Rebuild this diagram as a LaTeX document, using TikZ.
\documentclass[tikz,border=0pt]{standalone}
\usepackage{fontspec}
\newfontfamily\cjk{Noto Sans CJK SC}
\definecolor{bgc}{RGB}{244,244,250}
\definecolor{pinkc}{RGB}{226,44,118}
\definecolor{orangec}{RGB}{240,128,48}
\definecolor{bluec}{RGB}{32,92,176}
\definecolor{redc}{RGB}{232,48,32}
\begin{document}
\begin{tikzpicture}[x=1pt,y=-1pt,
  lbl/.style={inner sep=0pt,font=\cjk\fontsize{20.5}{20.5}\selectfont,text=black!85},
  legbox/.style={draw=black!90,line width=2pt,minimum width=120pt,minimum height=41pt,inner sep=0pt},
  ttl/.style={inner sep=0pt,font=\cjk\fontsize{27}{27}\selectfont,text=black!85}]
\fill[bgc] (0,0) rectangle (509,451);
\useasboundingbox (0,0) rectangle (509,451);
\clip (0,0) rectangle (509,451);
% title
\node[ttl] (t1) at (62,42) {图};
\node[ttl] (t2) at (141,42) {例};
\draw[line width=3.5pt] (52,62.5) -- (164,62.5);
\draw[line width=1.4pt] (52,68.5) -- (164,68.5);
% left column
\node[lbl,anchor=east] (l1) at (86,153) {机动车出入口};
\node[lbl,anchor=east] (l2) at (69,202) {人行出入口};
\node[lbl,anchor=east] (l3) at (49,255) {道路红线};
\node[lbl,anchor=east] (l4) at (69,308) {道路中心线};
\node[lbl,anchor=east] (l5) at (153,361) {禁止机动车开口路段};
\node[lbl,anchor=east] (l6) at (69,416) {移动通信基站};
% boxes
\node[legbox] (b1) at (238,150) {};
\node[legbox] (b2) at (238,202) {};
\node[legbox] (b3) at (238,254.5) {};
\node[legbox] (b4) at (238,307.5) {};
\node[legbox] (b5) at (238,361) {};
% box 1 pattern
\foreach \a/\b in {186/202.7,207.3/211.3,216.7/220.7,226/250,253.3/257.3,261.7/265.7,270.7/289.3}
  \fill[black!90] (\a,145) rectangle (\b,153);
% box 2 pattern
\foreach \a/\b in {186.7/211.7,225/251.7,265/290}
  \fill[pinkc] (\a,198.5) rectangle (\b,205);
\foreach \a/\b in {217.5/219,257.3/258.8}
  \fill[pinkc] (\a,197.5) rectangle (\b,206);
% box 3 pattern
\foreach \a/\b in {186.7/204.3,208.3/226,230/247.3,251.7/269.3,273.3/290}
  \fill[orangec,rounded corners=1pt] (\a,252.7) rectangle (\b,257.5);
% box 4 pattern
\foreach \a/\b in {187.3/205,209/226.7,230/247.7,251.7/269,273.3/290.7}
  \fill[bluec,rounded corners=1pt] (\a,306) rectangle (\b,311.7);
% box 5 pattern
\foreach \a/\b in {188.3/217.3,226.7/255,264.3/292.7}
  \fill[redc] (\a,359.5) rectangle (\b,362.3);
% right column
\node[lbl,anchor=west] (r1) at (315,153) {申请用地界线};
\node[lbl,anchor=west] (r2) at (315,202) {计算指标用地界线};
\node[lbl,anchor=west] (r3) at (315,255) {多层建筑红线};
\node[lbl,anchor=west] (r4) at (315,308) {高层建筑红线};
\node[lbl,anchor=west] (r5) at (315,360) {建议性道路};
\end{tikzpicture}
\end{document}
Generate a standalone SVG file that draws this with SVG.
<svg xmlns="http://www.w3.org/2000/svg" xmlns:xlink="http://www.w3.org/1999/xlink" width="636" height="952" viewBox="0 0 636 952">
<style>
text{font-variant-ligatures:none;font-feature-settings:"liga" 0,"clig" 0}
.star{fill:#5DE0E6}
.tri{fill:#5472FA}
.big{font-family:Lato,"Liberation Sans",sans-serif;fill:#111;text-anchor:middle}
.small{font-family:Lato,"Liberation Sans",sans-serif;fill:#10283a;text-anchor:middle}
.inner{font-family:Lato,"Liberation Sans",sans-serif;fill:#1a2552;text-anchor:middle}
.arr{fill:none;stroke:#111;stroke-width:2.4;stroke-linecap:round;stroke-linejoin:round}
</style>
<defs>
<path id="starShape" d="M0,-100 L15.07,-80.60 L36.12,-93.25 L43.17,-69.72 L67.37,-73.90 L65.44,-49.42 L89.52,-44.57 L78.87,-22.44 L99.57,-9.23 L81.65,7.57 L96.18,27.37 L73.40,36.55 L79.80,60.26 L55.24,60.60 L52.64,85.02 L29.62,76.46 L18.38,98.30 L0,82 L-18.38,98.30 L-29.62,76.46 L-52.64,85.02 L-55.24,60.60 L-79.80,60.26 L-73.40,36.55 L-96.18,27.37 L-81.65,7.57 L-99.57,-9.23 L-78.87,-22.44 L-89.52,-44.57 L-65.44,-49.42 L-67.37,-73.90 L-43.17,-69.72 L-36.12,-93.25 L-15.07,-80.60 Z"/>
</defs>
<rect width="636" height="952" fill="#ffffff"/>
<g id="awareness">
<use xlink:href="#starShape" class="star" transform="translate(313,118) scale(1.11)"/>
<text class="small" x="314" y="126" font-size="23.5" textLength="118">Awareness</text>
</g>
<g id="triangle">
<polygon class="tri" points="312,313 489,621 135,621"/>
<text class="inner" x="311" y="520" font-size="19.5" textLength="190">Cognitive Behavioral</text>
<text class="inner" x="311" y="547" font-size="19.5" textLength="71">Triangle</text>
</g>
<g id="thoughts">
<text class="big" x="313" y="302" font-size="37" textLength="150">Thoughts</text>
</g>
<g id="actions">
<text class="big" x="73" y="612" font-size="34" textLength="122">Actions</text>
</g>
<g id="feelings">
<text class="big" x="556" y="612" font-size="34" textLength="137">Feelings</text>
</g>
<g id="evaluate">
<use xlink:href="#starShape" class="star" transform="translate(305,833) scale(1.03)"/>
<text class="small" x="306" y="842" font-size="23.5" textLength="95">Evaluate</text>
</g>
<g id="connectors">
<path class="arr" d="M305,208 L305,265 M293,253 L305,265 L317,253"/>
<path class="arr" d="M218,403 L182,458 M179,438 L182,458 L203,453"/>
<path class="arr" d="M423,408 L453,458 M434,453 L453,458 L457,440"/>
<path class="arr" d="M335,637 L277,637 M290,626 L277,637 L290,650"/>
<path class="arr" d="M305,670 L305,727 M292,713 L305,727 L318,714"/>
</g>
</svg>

The exercise — Write the entries again, exactly as they stand.

Exercise output —
Rebuild this diagram as a LaTeX document, using TikZ.
\documentclass[tikz,border=0pt]{standalone}
\usepackage{fontspec}
\newfontfamily\cjk{Noto Sans CJK SC}
\definecolor{bgc}{RGB}{244,244,250}
\definecolor{pinkc}{RGB}{226,44,118}
\definecolor{orangec}{RGB}{240,128,48}
\definecolor{bluec}{RGB}{32,92,176}
\definecolor{redc}{RGB}{232,48,32}
\begin{document}
\begin{tikzpicture}[x=1pt,y=-1pt,
  lbl/.style={inner sep=0pt,font=\cjk\fontsize{20.5}{20.5}\selectfont,text=black!85},
  legbox/.style={draw=black!90,line width=2pt,minimum width=120pt,minimum height=41pt,inner sep=0pt},
  ttl/.style={inner sep=0pt,font=\cjk\fontsize{27}{27}\selectfont,text=black!85}]
\fill[bgc] (0,0) rectangle (509,451);
\useasboundingbox (0,0) rectangle (509,451);
\clip (0,0) rectangle (509,451);
% title
\node[ttl] (t1) at (62,42) {图};
\node[ttl] (t2) at (141,42) {例};
\draw[line width=3.5pt] (52,62.5) -- (164,62.5);
\draw[line width=1.4pt] (52,68.5) -- (164,68.5);
% left column
\node[lbl,anchor=east] (l1) at (86,153) {机动车出入口};
\node[lbl,anchor=east] (l2) at (69,202) {人行出入口};
\node[lbl,anchor=east] (l3) at (49,255) {道路红线};
\node[lbl,anchor=east] (l4) at (69,308) {道路中心线};
\node[lbl,anchor=east] (l5) at (153,361) {禁止机动车开口路段};
\node[lbl,anchor=east] (l6) at (69,416) {移动通信基站};
% boxes
\node[legbox] (b1) at (238,150) {};
\node[legbox] (b2) at (238,202) {};
\node[legbox] (b3) at (238,254.5) {};
\node[legbox] (b4) at (238,307.5) {};
\node[legbox] (b5) at (238,361) {};
% box 1 pattern
\foreach \a/\b in {186/202.7,207.3/211.3,216.7/220.7,226/250,253.3/257.3,261.7/265.7,270.7/289.3}
  \fill[black!90] (\a,145) rectangle (\b,153);
% box 2 pattern
\foreach \a/\b in {186.7/211.7,225/251.7,265/290}
  \fill[pinkc] (\a,198.5) rectangle (\b,205);
\foreach \a/\b in {217.5/219,257.3/258.8}
  \fill[pinkc] (\a,197.5) rectangle (\b,206);
% box 3 pattern
\foreach \a/\b in {186.7/204.3,208.3/226,230/247.3,251.7/269.3,273.3/290}
  \fill[orangec,rounded corners=1pt] (\a,252.7) rectangle (\b,257.5);
% box 4 pattern
\foreach \a/\b in {187.3/205,209/226.7,230/247.7,251.7/269,273.3/290.7}
  \fill[bluec,rounded corners=1pt] (\a,306) rectangle (\b,311.7);
% box 5 pattern
\foreach \a/\b in {188.3/217.3,226.7/255,264.3/292.7}
  \fill[redc] (\a,359.5) rectangle (\b,362.3);
% right column
\node[lbl,anchor=west] (r1) at (315,153) {申请用地界线};
\node[lbl,anchor=west] (r2) at (315,202) {计算指标用地界线};
\node[lbl,anchor=west] (r3) at (315,255) {多层建筑红线};
\node[lbl,anchor=west] (r4) at (315,308) {高层建筑红线};
\node[lbl,anchor=west] (r5) at (315,360) {建议性道路};
\end{tikzpicture}
\end{document}
Generate a standalone SVG file that draws this with SVG.
<svg xmlns="http://www.w3.org/2000/svg" xmlns:xlink="http://www.w3.org/1999/xlink" width="636" height="952" viewBox="0 0 636 952">
<style>
text{font-variant-ligatures:none;font-feature-settings:"liga" 0,"clig" 0}
.star{fill:#5DE0E6}
.tri{fill:#5472FA}
.big{font-family:Lato,"Liberation Sans",sans-serif;fill:#111;text-anchor:middle}
.small{font-family:Lato,"Liberation Sans",sans-serif;fill:#10283a;text-anchor:middle}
.inner{font-family:Lato,"Liberation Sans",sans-serif;fill:#1a2552;text-anchor:middle}
.arr{fill:none;stroke:#111;stroke-width:2.4;stroke-linecap:round;stroke-linejoin:round}
</style>
<defs>
<path id="starShape" d="M0,-100 L15.07,-80.60 L36.12,-93.25 L43.17,-69.72 L67.37,-73.90 L65.44,-49.42 L89.52,-44.57 L78.87,-22.44 L99.57,-9.23 L81.65,7.57 L96.18,27.37 L73.40,36.55 L79.80,60.26 L55.24,60.60 L52.64,85.02 L29.62,76.46 L18.38,98.30 L0,82 L-18.38,98.30 L-29.62,76.46 L-52.64,85.02 L-55.24,60.60 L-79.80,60.26 L-73.40,36.55 L-96.18,27.37 L-81.65,7.57 L-99.57,-9.23 L-78.87,-22.44 L-89.52,-44.57 L-65.44,-49.42 L-67.37,-73.90 L-43.17,-69.72 L-36.12,-93.25 L-15.07,-80.60 Z"/>
</defs>
<rect width="636" height="952" fill="#ffffff"/>
<g id="awareness">
<use xlink:href="#starShape" class="star" transform="translate(313,118) scale(1.11)"/>
<text class="small" x="314" y="126" font-size="23.5" textLength="118">Awareness</text>
</g>
<g id="triangle">
<polygon class="tri" points="312,313 489,621 135,621"/>
<text class="inner" x="311" y="520" font-size="19.5" textLength="190">Cognitive Behavioral</text>
<text class="inner" x="311" y="547" font-size="19.5" textLength="71">Triangle</text>
</g>
<g id="thoughts">
<text class="big" x="313" y="302" font-size="37" textLength="150">Thoughts</text>
</g>
<g id="actions">
<text class="big" x="73" y="612" font-size="34" textLength="122">Actions</text>
</g>
<g id="feelings">
<text class="big" x="556" y="612" font-size="34" textLength="137">Feelings</text>
</g>
<g id="evaluate">
<use xlink:href="#starShape" class="star" transform="translate(305,833) scale(1.03)"/>
<text class="small" x="306" y="842" font-size="23.5" textLength="95">Evaluate</text>
</g>
<g id="connectors">
<path class="arr" d="M305,208 L305,265 M293,253 L305,265 L317,253"/>
<path class="arr" d="M218,403 L182,458 M179,438 L182,458 L203,453"/>
<path class="arr" d="M423,408 L453,458 M434,453 L453,458 L457,440"/>
<path class="arr" d="M335,637 L277,637 M290,626 L277,637 L290,650"/>
<path class="arr" d="M305,670 L305,727 M292,713 L305,727 L318,714"/>
</g>
</svg>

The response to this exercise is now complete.